136:9.7 The idea of battle, contention, and slaughter was repugnant to Jesus; he would have none of it. He would appear on earth as the Prince of Peace to reveal a God of love. Before his baptism he had again refused the offer of the Zealots to lead them in rebellion against the Roman oppressors. And now he made his final decision regarding those Scriptures which his mother had taught him, such as: "The Lord has said to me, `You are my Son; this day have I begotten you. Ask of me, and I will give you the heathen for your inheritance and the uttermost parts of the earth for your possession. You shall break them with a rod of iron; you shall dash them in pieces like a potter's vessel.'"

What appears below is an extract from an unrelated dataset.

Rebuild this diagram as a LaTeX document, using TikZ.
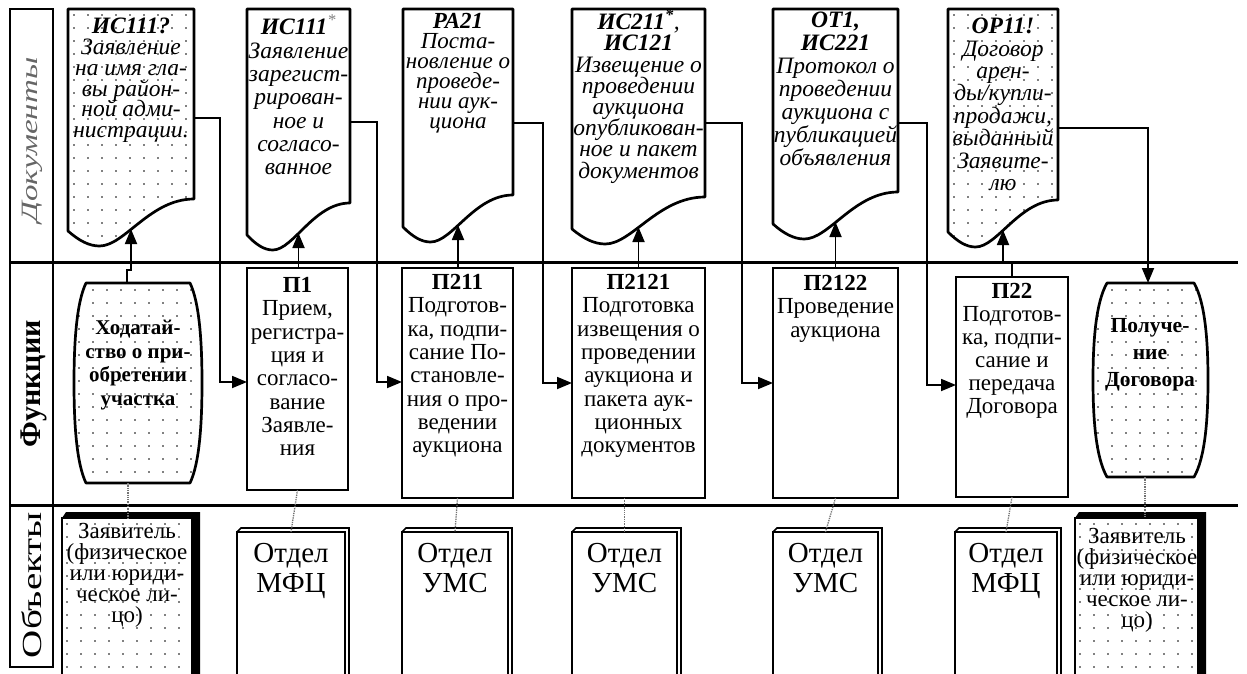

136:9.8 Jesus of Nazareth reached the conclusion that such utterances did not refer to him. At last, and finally, the human mind of the Son of Man made a clean sweep of all these Messianic difficulties and contradictions—Hebrew scriptures, parental training, chazan teaching, Jewish expectations, and human ambitious longings; once and for all he decided upon his course. He would return to Galilee and quietly begin the proclamation of the kingdom and trust his Father (the Personalized Adjuster) to work out the details of procedure day by day.

136:9.9 By these decisions Jesus set a worthy example for every person on every world throughout a vast universe when he refused to apply material tests to prove spiritual problems, when he refused presumptuously to defy natural laws. And he set an inspiring example of universe loyalty and moral nobility when he refused to grasp temporal power as the prelude to spiritual glory.

The Sixth And Final Decision

136:10.1 On the last day of this memorable isolation, before starting down the mountain to join John and his disciples, the Son of Man made his final decision. And this decision he communicated to the Personalized Adjuster in these words, "And in all other matters, as in these now of decision-record, I pledge you I will be subject to the will of my Father." And when he had thus spoken, he journeyed down the mountain. And his face shone with the glory of spiritual victory and moral achievement.